## Extracted entries
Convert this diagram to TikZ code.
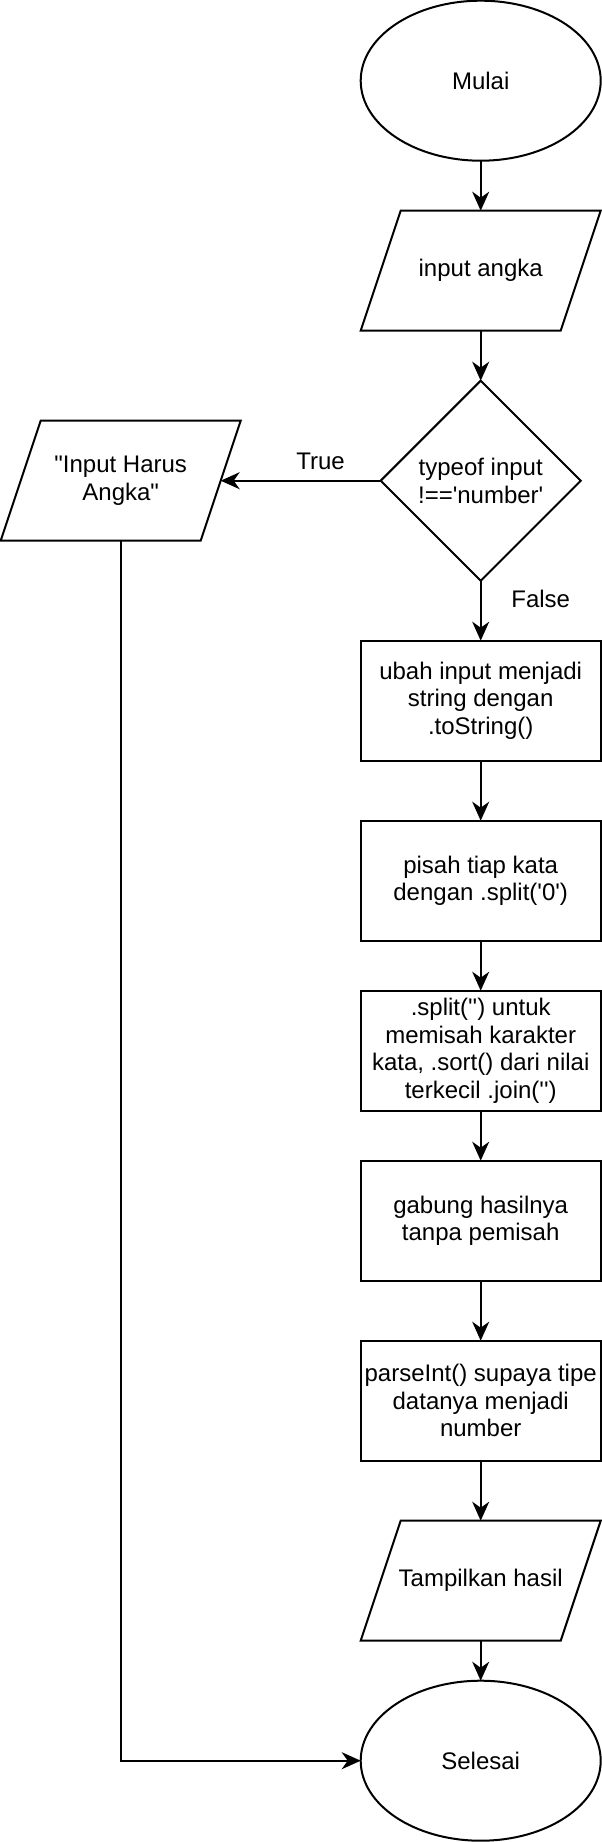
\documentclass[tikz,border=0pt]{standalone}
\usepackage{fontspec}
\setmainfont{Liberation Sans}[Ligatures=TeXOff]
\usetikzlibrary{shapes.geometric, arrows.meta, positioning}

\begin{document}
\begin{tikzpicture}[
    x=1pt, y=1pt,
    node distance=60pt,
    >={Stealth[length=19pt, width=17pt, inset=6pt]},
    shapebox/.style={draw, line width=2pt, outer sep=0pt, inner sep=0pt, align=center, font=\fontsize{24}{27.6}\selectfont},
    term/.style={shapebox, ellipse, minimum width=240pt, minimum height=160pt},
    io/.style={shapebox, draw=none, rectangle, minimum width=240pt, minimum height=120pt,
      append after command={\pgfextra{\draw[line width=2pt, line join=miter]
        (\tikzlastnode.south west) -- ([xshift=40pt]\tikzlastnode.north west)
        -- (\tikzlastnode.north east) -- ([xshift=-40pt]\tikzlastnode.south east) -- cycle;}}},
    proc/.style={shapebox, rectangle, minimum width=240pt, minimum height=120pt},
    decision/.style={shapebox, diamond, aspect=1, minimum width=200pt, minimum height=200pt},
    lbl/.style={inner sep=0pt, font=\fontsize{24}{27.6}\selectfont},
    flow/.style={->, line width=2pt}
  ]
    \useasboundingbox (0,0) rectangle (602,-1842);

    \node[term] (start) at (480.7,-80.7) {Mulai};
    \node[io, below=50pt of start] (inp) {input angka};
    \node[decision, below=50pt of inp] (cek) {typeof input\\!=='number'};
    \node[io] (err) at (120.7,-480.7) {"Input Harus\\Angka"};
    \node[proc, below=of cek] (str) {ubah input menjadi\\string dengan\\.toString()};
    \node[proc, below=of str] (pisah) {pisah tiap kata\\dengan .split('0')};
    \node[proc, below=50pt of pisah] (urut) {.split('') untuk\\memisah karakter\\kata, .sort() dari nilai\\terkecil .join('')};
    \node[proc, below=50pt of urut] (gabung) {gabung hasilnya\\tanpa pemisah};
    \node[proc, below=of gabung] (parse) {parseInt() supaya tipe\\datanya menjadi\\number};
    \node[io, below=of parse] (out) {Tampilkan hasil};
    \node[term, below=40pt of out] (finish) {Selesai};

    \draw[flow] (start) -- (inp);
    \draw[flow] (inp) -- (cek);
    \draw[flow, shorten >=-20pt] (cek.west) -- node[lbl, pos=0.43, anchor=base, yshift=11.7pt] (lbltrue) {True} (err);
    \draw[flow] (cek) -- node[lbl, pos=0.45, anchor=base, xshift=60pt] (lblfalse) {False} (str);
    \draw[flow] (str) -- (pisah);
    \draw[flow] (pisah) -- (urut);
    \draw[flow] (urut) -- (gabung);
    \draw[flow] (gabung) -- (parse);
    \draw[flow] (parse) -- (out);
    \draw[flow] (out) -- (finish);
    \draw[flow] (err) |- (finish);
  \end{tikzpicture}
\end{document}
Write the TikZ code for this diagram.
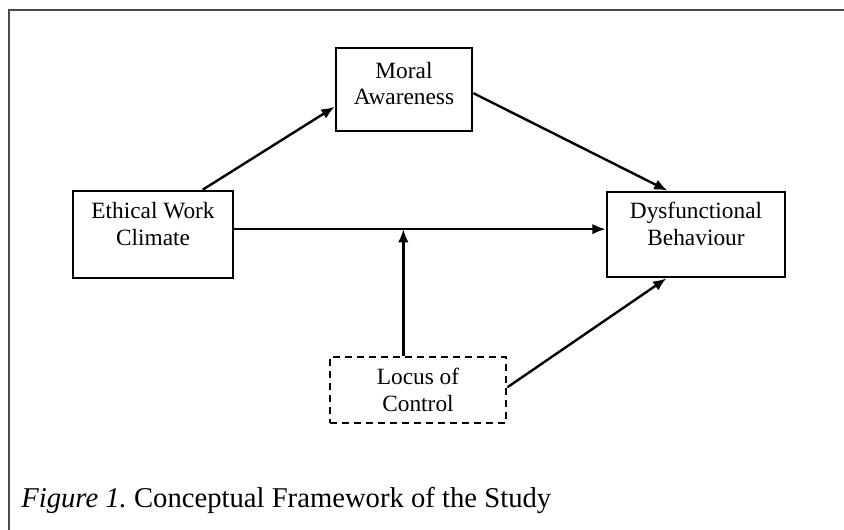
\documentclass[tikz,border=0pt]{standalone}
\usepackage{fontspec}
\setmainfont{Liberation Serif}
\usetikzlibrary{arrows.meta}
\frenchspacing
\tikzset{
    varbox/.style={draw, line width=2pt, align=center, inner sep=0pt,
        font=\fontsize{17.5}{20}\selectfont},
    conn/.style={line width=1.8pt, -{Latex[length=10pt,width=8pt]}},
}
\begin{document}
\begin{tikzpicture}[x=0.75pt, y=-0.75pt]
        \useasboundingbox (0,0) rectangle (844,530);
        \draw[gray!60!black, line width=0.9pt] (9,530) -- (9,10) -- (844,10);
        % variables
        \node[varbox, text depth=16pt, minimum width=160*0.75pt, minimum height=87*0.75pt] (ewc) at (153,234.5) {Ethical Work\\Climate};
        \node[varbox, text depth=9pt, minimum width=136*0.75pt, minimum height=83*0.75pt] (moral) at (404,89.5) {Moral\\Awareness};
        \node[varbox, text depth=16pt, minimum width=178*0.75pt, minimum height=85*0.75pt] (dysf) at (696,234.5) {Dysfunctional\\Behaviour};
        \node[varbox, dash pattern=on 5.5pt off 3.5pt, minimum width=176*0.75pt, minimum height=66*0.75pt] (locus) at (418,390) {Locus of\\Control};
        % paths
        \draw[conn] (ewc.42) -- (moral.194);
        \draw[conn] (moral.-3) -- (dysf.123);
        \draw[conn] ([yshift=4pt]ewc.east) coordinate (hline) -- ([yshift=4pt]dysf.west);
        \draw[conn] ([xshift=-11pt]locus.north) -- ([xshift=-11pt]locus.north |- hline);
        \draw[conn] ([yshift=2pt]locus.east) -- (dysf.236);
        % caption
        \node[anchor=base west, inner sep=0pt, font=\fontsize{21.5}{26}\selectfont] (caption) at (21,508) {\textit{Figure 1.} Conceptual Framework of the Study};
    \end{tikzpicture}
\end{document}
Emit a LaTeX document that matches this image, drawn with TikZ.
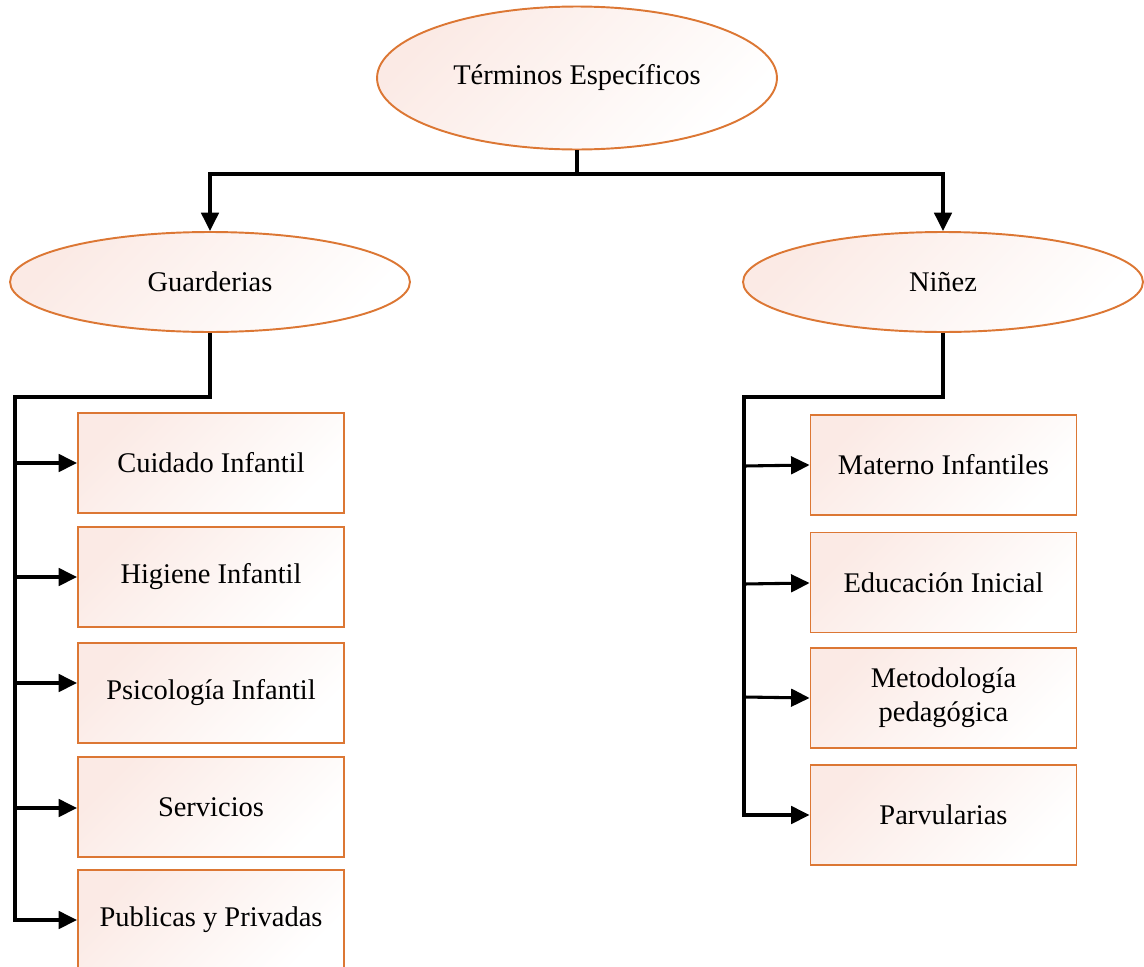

## Stated problem
Write out exactly the lines from the line holding "Write the TikZ code for this diagram." through the last line of the records above, inclusive, and nothing more. Leave out the pictures.

## Response
Write the TikZ code for this diagram.
\documentclass[tikz,border=0pt]{standalone}
\usepackage{fontspec}
\setmainfont{Liberation Serif}
\usetikzlibrary{arrows.meta}
\frenchspacing
\tikzset{
    varbox/.style={draw, line width=2pt, align=center, inner sep=0pt,
        font=\fontsize{17.5}{20}\selectfont},
    conn/.style={line width=1.8pt, -{Latex[length=10pt,width=8pt]}},
}
\begin{document}
\begin{tikzpicture}[x=0.75pt, y=-0.75pt]
        \useasboundingbox (0,0) rectangle (844,530);
        \draw[gray!60!black, line width=0.9pt] (9,530) -- (9,10) -- (844,10);
        % variables
        \node[varbox, text depth=16pt, minimum width=160*0.75pt, minimum height=87*0.75pt] (ewc) at (153,234.5) {Ethical Work\\Climate};
        \node[varbox, text depth=9pt, minimum width=136*0.75pt, minimum height=83*0.75pt] (moral) at (404,89.5) {Moral\\Awareness};
        \node[varbox, text depth=16pt, minimum width=178*0.75pt, minimum height=85*0.75pt] (dysf) at (696,234.5) {Dysfunctional\\Behaviour};
        \node[varbox, dash pattern=on 5.5pt off 3.5pt, minimum width=176*0.75pt, minimum height=66*0.75pt] (locus) at (418,390) {Locus of\\Control};
        % paths
        \draw[conn] (ewc.42) -- (moral.194);
        \draw[conn] (moral.-3) -- (dysf.123);
        \draw[conn] ([yshift=4pt]ewc.east) coordinate (hline) -- ([yshift=4pt]dysf.west);
        \draw[conn] ([xshift=-11pt]locus.north) -- ([xshift=-11pt]locus.north |- hline);
        \draw[conn] ([yshift=2pt]locus.east) -- (dysf.236);
        % caption
        \node[anchor=base west, inner sep=0pt, font=\fontsize{21.5}{26}\selectfont] (caption) at (21,508) {\textit{Figure 1.} Conceptual Framework of the Study};
    \end{tikzpicture}
\end{document}
Emit a LaTeX document that matches this image, drawn with TikZ.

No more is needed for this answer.